>> Begin Data lines

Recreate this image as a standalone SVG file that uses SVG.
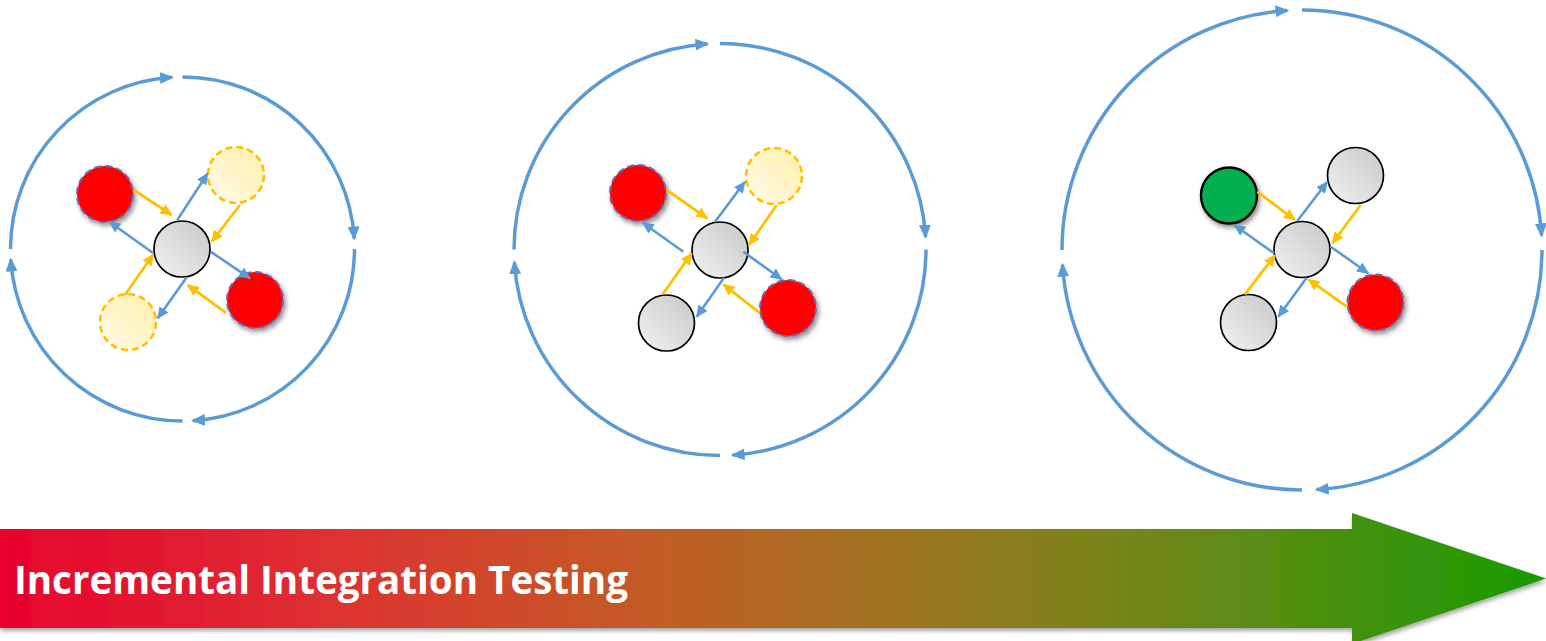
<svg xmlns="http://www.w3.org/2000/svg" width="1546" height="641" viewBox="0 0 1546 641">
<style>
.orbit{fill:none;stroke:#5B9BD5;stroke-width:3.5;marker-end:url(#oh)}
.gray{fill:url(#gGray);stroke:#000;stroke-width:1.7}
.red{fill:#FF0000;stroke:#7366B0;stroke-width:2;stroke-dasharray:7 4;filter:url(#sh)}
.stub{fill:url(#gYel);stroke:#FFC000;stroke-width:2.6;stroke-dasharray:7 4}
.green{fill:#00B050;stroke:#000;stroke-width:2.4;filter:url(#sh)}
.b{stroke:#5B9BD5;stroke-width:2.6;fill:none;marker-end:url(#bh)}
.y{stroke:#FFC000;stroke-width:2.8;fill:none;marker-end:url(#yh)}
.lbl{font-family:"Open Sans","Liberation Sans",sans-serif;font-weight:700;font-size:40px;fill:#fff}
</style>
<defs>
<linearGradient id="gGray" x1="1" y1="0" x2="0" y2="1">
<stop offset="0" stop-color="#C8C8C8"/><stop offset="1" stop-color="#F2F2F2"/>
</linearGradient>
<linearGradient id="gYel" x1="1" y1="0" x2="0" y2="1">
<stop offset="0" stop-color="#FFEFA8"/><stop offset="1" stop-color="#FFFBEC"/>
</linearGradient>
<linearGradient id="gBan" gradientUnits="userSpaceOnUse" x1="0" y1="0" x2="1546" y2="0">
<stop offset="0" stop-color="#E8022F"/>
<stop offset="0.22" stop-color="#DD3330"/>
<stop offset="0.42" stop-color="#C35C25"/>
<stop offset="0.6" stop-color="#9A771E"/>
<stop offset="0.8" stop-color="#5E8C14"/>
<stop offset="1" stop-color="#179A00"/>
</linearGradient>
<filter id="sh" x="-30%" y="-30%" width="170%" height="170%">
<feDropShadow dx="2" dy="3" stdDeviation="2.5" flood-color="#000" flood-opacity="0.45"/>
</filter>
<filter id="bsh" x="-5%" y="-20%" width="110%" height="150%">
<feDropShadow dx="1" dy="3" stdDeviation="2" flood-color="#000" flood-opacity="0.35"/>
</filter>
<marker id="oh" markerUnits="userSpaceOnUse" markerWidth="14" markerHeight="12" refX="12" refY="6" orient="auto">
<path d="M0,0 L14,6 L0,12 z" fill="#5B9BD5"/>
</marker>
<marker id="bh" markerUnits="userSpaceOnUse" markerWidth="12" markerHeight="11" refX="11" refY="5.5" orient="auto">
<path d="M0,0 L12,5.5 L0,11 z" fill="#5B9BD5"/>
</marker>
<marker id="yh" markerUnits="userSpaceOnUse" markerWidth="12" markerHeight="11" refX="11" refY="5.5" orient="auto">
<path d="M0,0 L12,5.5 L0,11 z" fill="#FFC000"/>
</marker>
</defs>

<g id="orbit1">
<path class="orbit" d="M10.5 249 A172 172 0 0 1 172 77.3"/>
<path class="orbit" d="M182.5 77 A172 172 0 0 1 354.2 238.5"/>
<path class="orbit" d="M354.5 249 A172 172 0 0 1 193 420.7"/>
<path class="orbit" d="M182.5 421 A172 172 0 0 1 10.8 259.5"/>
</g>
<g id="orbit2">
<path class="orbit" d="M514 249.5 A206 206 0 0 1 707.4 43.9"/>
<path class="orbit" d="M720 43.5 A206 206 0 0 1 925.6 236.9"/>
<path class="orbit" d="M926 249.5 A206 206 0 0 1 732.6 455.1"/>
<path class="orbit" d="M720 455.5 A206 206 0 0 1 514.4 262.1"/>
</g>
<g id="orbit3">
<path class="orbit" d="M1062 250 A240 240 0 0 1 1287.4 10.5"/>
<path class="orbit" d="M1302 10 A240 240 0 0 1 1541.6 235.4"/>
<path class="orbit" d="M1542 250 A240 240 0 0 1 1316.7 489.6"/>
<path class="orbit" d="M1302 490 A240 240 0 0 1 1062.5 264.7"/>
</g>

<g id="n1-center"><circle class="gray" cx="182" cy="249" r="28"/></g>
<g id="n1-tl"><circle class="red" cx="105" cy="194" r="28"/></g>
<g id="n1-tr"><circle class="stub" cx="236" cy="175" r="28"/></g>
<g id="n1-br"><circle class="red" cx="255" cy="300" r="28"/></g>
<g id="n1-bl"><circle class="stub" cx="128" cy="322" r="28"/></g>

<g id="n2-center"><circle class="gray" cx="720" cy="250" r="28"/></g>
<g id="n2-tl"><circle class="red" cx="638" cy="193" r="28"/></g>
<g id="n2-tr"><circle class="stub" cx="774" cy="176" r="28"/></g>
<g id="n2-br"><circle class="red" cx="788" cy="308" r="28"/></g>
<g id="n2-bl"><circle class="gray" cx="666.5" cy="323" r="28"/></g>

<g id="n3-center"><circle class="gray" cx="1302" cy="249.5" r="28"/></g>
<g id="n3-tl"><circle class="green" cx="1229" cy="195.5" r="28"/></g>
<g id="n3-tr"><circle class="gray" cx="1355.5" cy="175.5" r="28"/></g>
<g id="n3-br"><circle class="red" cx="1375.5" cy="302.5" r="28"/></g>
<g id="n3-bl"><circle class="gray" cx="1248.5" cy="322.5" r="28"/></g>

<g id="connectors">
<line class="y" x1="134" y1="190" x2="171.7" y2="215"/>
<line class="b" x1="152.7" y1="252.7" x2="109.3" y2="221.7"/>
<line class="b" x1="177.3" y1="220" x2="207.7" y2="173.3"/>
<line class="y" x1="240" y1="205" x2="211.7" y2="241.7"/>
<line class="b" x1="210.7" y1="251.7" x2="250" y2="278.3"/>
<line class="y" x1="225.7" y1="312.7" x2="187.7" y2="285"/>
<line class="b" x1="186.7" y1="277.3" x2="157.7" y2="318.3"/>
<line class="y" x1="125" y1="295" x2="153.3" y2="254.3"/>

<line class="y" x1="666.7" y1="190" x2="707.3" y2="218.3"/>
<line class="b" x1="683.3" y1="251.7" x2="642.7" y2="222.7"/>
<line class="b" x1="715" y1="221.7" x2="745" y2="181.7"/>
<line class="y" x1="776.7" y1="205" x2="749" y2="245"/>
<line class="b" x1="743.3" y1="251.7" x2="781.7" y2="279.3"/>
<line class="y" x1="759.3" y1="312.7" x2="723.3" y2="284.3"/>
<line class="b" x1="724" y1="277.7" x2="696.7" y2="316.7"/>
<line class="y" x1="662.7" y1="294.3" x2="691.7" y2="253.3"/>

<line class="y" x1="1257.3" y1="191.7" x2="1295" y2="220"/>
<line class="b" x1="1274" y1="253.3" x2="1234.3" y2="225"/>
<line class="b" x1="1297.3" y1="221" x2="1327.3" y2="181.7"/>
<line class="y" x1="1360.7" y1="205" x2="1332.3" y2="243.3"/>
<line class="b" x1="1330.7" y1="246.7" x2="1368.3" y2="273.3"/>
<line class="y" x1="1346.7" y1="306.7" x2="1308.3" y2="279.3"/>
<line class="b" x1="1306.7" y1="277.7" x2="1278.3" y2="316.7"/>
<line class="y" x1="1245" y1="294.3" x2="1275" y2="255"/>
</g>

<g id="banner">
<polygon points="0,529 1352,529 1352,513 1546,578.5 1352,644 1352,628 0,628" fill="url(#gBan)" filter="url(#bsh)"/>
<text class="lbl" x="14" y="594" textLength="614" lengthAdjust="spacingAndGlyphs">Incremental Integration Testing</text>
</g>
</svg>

>> End Data lines

*Instructions to follow*: Restate the data above exactly, stripping out each image.

*Expected answer*:
Recreate this image as a standalone SVG file that uses SVG.
<svg xmlns="http://www.w3.org/2000/svg" width="1546" height="641" viewBox="0 0 1546 641">
<style>
.orbit{fill:none;stroke:#5B9BD5;stroke-width:3.5;marker-end:url(#oh)}
.gray{fill:url(#gGray);stroke:#000;stroke-width:1.7}
.red{fill:#FF0000;stroke:#7366B0;stroke-width:2;stroke-dasharray:7 4;filter:url(#sh)}
.stub{fill:url(#gYel);stroke:#FFC000;stroke-width:2.6;stroke-dasharray:7 4}
.green{fill:#00B050;stroke:#000;stroke-width:2.4;filter:url(#sh)}
.b{stroke:#5B9BD5;stroke-width:2.6;fill:none;marker-end:url(#bh)}
.y{stroke:#FFC000;stroke-width:2.8;fill:none;marker-end:url(#yh)}
.lbl{font-family:"Open Sans","Liberation Sans",sans-serif;font-weight:700;font-size:40px;fill:#fff}
</style>
<defs>
<linearGradient id="gGray" x1="1" y1="0" x2="0" y2="1">
<stop offset="0" stop-color="#C8C8C8"/><stop offset="1" stop-color="#F2F2F2"/>
</linearGradient>
<linearGradient id="gYel" x1="1" y1="0" x2="0" y2="1">
<stop offset="0" stop-color="#FFEFA8"/><stop offset="1" stop-color="#FFFBEC"/>
</linearGradient>
<linearGradient id="gBan" gradientUnits="userSpaceOnUse" x1="0" y1="0" x2="1546" y2="0">
<stop offset="0" stop-color="#E8022F"/>
<stop offset="0.22" stop-color="#DD3330"/>
<stop offset="0.42" stop-color="#C35C25"/>
<stop offset="0.6" stop-color="#9A771E"/>
<stop offset="0.8" stop-color="#5E8C14"/>
<stop offset="1" stop-color="#179A00"/>
</linearGradient>
<filter id="sh" x="-30%" y="-30%" width="170%" height="170%">
<feDropShadow dx="2" dy="3" stdDeviation="2.5" flood-color="#000" flood-opacity="0.45"/>
</filter>
<filter id="bsh" x="-5%" y="-20%" width="110%" height="150%">
<feDropShadow dx="1" dy="3" stdDeviation="2" flood-color="#000" flood-opacity="0.35"/>
</filter>
<marker id="oh" markerUnits="userSpaceOnUse" markerWidth="14" markerHeight="12" refX="12" refY="6" orient="auto">
<path d="M0,0 L14,6 L0,12 z" fill="#5B9BD5"/>
</marker>
<marker id="bh" markerUnits="userSpaceOnUse" markerWidth="12" markerHeight="11" refX="11" refY="5.5" orient="auto">
<path d="M0,0 L12,5.5 L0,11 z" fill="#5B9BD5"/>
</marker>
<marker id="yh" markerUnits="userSpaceOnUse" markerWidth="12" markerHeight="11" refX="11" refY="5.5" orient="auto">
<path d="M0,0 L12,5.5 L0,11 z" fill="#FFC000"/>
</marker>
</defs>

<g id="orbit1">
<path class="orbit" d="M10.5 249 A172 172 0 0 1 172 77.3"/>
<path class="orbit" d="M182.5 77 A172 172 0 0 1 354.2 238.5"/>
<path class="orbit" d="M354.5 249 A172 172 0 0 1 193 420.7"/>
<path class="orbit" d="M182.5 421 A172 172 0 0 1 10.8 259.5"/>
</g>
<g id="orbit2">
<path class="orbit" d="M514 249.5 A206 206 0 0 1 707.4 43.9"/>
<path class="orbit" d="M720 43.5 A206 206 0 0 1 925.6 236.9"/>
<path class="orbit" d="M926 249.5 A206 206 0 0 1 732.6 455.1"/>
<path class="orbit" d="M720 455.5 A206 206 0 0 1 514.4 262.1"/>
</g>
<g id="orbit3">
<path class="orbit" d="M1062 250 A240 240 0 0 1 1287.4 10.5"/>
<path class="orbit" d="M1302 10 A240 240 0 0 1 1541.6 235.4"/>
<path class="orbit" d="M1542 250 A240 240 0 0 1 1316.7 489.6"/>
<path class="orbit" d="M1302 490 A240 240 0 0 1 1062.5 264.7"/>
</g>

<g id="n1-center"><circle class="gray" cx="182" cy="249" r="28"/></g>
<g id="n1-tl"><circle class="red" cx="105" cy="194" r="28"/></g>
<g id="n1-tr"><circle class="stub" cx="236" cy="175" r="28"/></g>
<g id="n1-br"><circle class="red" cx="255" cy="300" r="28"/></g>
<g id="n1-bl"><circle class="stub" cx="128" cy="322" r="28"/></g>

<g id="n2-center"><circle class="gray" cx="720" cy="250" r="28"/></g>
<g id="n2-tl"><circle class="red" cx="638" cy="193" r="28"/></g>
<g id="n2-tr"><circle class="stub" cx="774" cy="176" r="28"/></g>
<g id="n2-br"><circle class="red" cx="788" cy="308" r="28"/></g>
<g id="n2-bl"><circle class="gray" cx="666.5" cy="323" r="28"/></g>

<g id="n3-center"><circle class="gray" cx="1302" cy="249.5" r="28"/></g>
<g id="n3-tl"><circle class="green" cx="1229" cy="195.5" r="28"/></g>
<g id="n3-tr"><circle class="gray" cx="1355.5" cy="175.5" r="28"/></g>
<g id="n3-br"><circle class="red" cx="1375.5" cy="302.5" r="28"/></g>
<g id="n3-bl"><circle class="gray" cx="1248.5" cy="322.5" r="28"/></g>

<g id="connectors">
<line class="y" x1="134" y1="190" x2="171.7" y2="215"/>
<line class="b" x1="152.7" y1="252.7" x2="109.3" y2="221.7"/>
<line class="b" x1="177.3" y1="220" x2="207.7" y2="173.3"/>
<line class="y" x1="240" y1="205" x2="211.7" y2="241.7"/>
<line class="b" x1="210.7" y1="251.7" x2="250" y2="278.3"/>
<line class="y" x1="225.7" y1="312.7" x2="187.7" y2="285"/>
<line class="b" x1="186.7" y1="277.3" x2="157.7" y2="318.3"/>
<line class="y" x1="125" y1="295" x2="153.3" y2="254.3"/>

<line class="y" x1="666.7" y1="190" x2="707.3" y2="218.3"/>
<line class="b" x1="683.3" y1="251.7" x2="642.7" y2="222.7"/>
<line class="b" x1="715" y1="221.7" x2="745" y2="181.7"/>
<line class="y" x1="776.7" y1="205" x2="749" y2="245"/>
<line class="b" x1="743.3" y1="251.7" x2="781.7" y2="279.3"/>
<line class="y" x1="759.3" y1="312.7" x2="723.3" y2="284.3"/>
<line class="b" x1="724" y1="277.7" x2="696.7" y2="316.7"/>
<line class="y" x1="662.7" y1="294.3" x2="691.7" y2="253.3"/>

<line class="y" x1="1257.3" y1="191.7" x2="1295" y2="220"/>
<line class="b" x1="1274" y1="253.3" x2="1234.3" y2="225"/>
<line class="b" x1="1297.3" y1="221" x2="1327.3" y2="181.7"/>
<line class="y" x1="1360.7" y1="205" x2="1332.3" y2="243.3"/>
<line class="b" x1="1330.7" y1="246.7" x2="1368.3" y2="273.3"/>
<line class="y" x1="1346.7" y1="306.7" x2="1308.3" y2="279.3"/>
<line class="b" x1="1306.7" y1="277.7" x2="1278.3" y2="316.7"/>
<line class="y" x1="1245" y1="294.3" x2="1275" y2="255"/>
</g>

<g id="banner">
<polygon points="0,529 1352,529 1352,513 1546,578.5 1352,644 1352,628 0,628" fill="url(#gBan)" filter="url(#bsh)"/>
<text class="lbl" x="14" y="594" textLength="614" lengthAdjust="spacingAndGlyphs">Incremental Integration Testing</text>
</g>
</svg>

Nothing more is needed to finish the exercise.